- To be done: From the first line of the data down to and including the line with "['#8a8a8a', '#1a1a1a', '#1a1a1a', '#1a1a1a', '#8a8a8a']", copy everything exactly, leaving out pictures.

- Data block:

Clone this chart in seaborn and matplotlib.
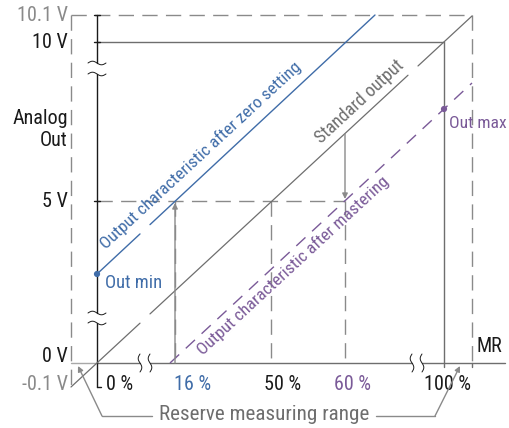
import numpy as np
import pandas as pd
import matplotlib
matplotlib.use("Agg")
import matplotlib.pyplot as plt
import seaborn as sns
from matplotlib import font_manager

# ---- drawing data (schematic coordinates, in pixels of the 509x428 sheet) ----
# vertical axis levels
volt_labels = ['10.1 V', '10 V', '5 V', '0 V', '-0.1 V']
volt_y = [15, 42, 201, 363, 387]
volt_label_y = [15, 42, 201, 356, 384]
volt_colors = ['#8a8a8a', '#1a1a1a', '#1a1a1a', '#1a1a1a', '#8a8a8a']

# horizontal axis (measuring range) marks
pct_labels = ['0 %', '16 %', '50 %', '60 %', '100 %']
pct_x = [97, 175, 271, 345, 444]
pct_label_x = [120, 193, 283, 353, 448]
pct_colors = ['#1a1a1a', '#3f6ca8', '#1a1a1a', '#7a5a98', '#1a1a1a']

x_left, x_right = 71, 472       # reserve range limits
y_top = 15
x_axis_end = 505
x_breaks = [(140, 150), (412, 422)]
y_breaks = [(63, 74), (313, 323)]

# output characteristics: two points each (start, end)
std_x, std_y = [71, 472], [387, 16]
zero_x, zero_y = [97, 375], [274, 15]
mast_x, mast_y = [170, 472], [363, 83]
std_gaps = [(140, 150), (408, 418)]
zero_gaps = [(140, 150)]

out_min = (97, 274)
out_max = (444, 109)

BLUE = '#3f6ca8'
PURPLE = '#7a5a98'
GRAY = '#8a8a8a'
DGRAY = '#6e6e6e'
BLACK = '#1a1a1a'


def pick_font(cands):
    for c in cands:
        try:
            font_manager.findfont(c, fallback_to_default=False)
            return c
        except Exception:
            continue
    return 'DejaVu Sans'


def split_line(xs, ys, gaps):
    # break a straight line into pieces that skip the axis-break bands
    x0, x1 = xs
    y0, y1 = ys
    m = (y1 - y0) / (x1 - x0)
    edges = [x0]
    for a, b in gaps:
        edges += [a, b]
    edges.append(x1)
    segs = []
    for i in range(0, len(edges), 2):
        a, b = edges[i], edges[i + 1]
        segs.append(([a, b], [y0 + m * (a - x0), y0 + m * (b - x0)]))
    return segs


def break_mark(ax, x, y, vertical):
    t = np.linspace(-1, 1, 30)
    w = 1.8 * np.sin(t * np.pi)
    if vertical:
        ax.plot(x + w, y + t * 9, color=BLACK, lw=0.7)
    else:
        ax.plot(x + t * 9, y + w, color=BLACK, lw=0.7)


def main():
    sns.set_theme(style='white')
    font = pick_font(['Liberation Sans Narrow', 'Roboto Condensed', 'Liberation Sans'])
    plt.rcParams['font.family'] = [font, 'DejaVu Sans']

    fig = plt.figure(figsize=(5.09, 4.28), dpi=100)
    ax = fig.add_axes([0, 0, 1, 1])
    ax.set_xlim(0, 509)
    ax.set_ylim(428, 0)
    ax.axis('off')

    dash = dict(color=GRAY, lw=1.0, dashes=(11, 6))

    # reserve range frame (dashed)
    ax.plot([x_left, x_left], [y_top, volt_y[4]], **dash)
    ax.plot([x_left, x_right], [y_top, y_top], **dash)
    ax.plot([x_right, x_right], [y_top, volt_y[3]], **dash)

    # 10 V frame
    ax.plot([pct_x[0], pct_x[4]], [volt_y[1], volt_y[1]], color=DGRAY, lw=1.0)
    ax.plot([pct_x[4], pct_x[4]], [volt_y[1], volt_y[3] + 4], color=DGRAY, lw=1.0)
    ax.plot([x_right, x_right], [volt_y[3], volt_y[3] + 4], color=DGRAY, lw=1.0)

    # 5 V guide lines
    ax.plot([pct_x[0], pct_x[3]], [volt_y[2], volt_y[2]], **dash)
    for xv in pct_x[1:4]:
        ax.plot([xv, xv], [volt_y[2], volt_y[3]], **dash)

    # x axis with breaks (lighter inside the reserve range)
    ax.plot([x_left, pct_x[0]], [volt_y[3], volt_y[3]], color='#a8a8a8', lw=1.0)
    xs = [pct_x[0]] + [v for g in x_breaks for v in g] + [x_axis_end]
    for i in range(0, len(xs), 2):
        ax.plot([xs[i], xs[i + 1]], [volt_y[3], volt_y[3]], color=DGRAY, lw=1.0)
    for a, b in x_breaks:
        break_mark(ax, a, volt_y[3], True)
        break_mark(ax, b, volt_y[3], True)

    # y axis with breaks
    ys = [y_top] + [v for g in y_breaks for v in g] + [volt_y[4]]
    for i in range(0, len(ys), 2):
        ax.plot([pct_x[0], pct_x[0]], [ys[i], ys[i + 1]], color=BLACK, lw=1.0)
    for a, b in y_breaks:
        break_mark(ax, pct_x[0], a, False)
        break_mark(ax, pct_x[0], b, False)
    for yv in [volt_y[0], volt_y[1], volt_y[2]]:
        ax.plot([pct_x[0] - 3, pct_x[0] + 3], [yv, yv], color=BLACK, lw=1.0)
    ax.plot([pct_x[0], pct_x[0] + 4], [volt_y[4], volt_y[4]], color=BLACK, lw=1.0)

    # characteristics
    for sx, sy in split_line(std_x, std_y, std_gaps):
        sns.lineplot(x=sx, y=sy, ax=ax, color=DGRAY, lw=0.9, sort=False, estimator=None)
    for sx, sy in split_line(zero_x, zero_y, zero_gaps):
        sns.lineplot(x=sx, y=sy, ax=ax, color=BLUE, lw=1.0, sort=False, estimator=None)
    ax.plot(mast_x, mast_y, color=PURPLE, lw=1.0, dashes=(9, 6.5))

    pts = pd.DataFrame({'x': [out_min[0], out_max[0]], 'y': [out_min[1], out_max[1]],
                        'k': ['min', 'max']})
    sns.scatterplot(data=pts, x='x', y='y', hue='k', palette=[BLUE, PURPLE], s=20,
                    edgecolor='none', legend=False, ax=ax, zorder=5)

    # arrows 16 % and 60 %
    arr = dict(arrowstyle='-|>', color=GRAY, lw=1.0, mutation_scale=8, shrinkA=0, shrinkB=0)
    ax.annotate('', xy=(pct_x[1], volt_y[2] + 2), xytext=(pct_x[1], volt_y[3]), arrowprops=arr)
    ax.annotate('', xy=(pct_x[3], volt_y[2] - 2), xytext=(pct_x[3], 134), arrowprops=arr)

    fs = 14.5
    # vertical axis labels
    for lab, yy, c in zip(volt_labels, volt_label_y, volt_colors):
        ax.text(68, yy, lab, ha='right', va='center', fontsize=fs, color=c)
    ax.text(68, 118, 'Analog', ha='right', va='center', fontsize=fs, color=BLACK)
    ax.text(68, 141, 'Out', ha='right', va='center', fontsize=fs, color=BLACK)

    # horizontal axis labels
    for lab, xx, c in zip(pct_labels, pct_label_x, pct_colors):
        ax.text(xx, 384, lab, ha='center', va='center', fontsize=fs, color=c)
    ax.text(477, 347, 'MR', ha='left', va='center', fontsize=fs, color=BLACK)

    ax.text(105, 283, 'Out min', ha='left', va='center', fontsize=13.3, color=BLUE)
    ax.text(449, 123, 'Out max', ha='left', va='center', fontsize=12.6, color=PURPLE)

    ang = np.degrees(np.arctan((std_y[0] - std_y[1]) / (std_x[1] - std_x[0])))
    ax.text(201, 155, 'Output characteristic after zero setting', rotation=ang,
            rotation_mode='anchor', ha='center', va='center', fontsize=12.5, color=BLUE)
    ax.text(360, 102, 'Standard output', rotation=ang, rotation_mode='anchor',
            ha='center', va='center', fontsize=13, color=DGRAY)
    ax.text(293, 266, 'Output characteristic after mastering', rotation=ang,
            rotation_mode='anchor', ha='center', va='center', fontsize=12.5, color=PURPLE)

    # reserve measuring range callout
    ax.text(264, 415, 'Reserve measuring range', ha='center', va='center', fontsize=15.2,
            color=DGRAY)
    lead = dict(arrowstyle='-|>', color=GRAY, lw=1.0, mutation_scale=8, shrinkA=0, shrinkB=0)
    ax.plot([152, 102], [416, 416], color=GRAY, lw=1.0)
    ax.annotate('', xy=(78, 366), xytext=(102, 416), arrowprops=lead)
    ax.plot([376, 435], [416, 416], color=GRAY, lw=1.0)
    ax.annotate('', xy=(460, 366), xytext=(435, 416), arrowprops=lead)

    fig.savefig('out.png', dpi=100, facecolor='white')


if __name__ == "__main__":
    main()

- Task response:
Clone this chart in seaborn and matplotlib.
import numpy as np
import pandas as pd
import matplotlib
matplotlib.use("Agg")
import matplotlib.pyplot as plt
import seaborn as sns
from matplotlib import font_manager

# ---- drawing data (schematic coordinates, in pixels of the 509x428 sheet) ----
# vertical axis levels
volt_labels = ['10.1 V', '10 V', '5 V', '0 V', '-0.1 V']
volt_y = [15, 42, 201, 363, 387]
volt_label_y = [15, 42, 201, 356, 384]
volt_colors = ['#8a8a8a', '#1a1a1a', '#1a1a1a', '#1a1a1a', '#8a8a8a']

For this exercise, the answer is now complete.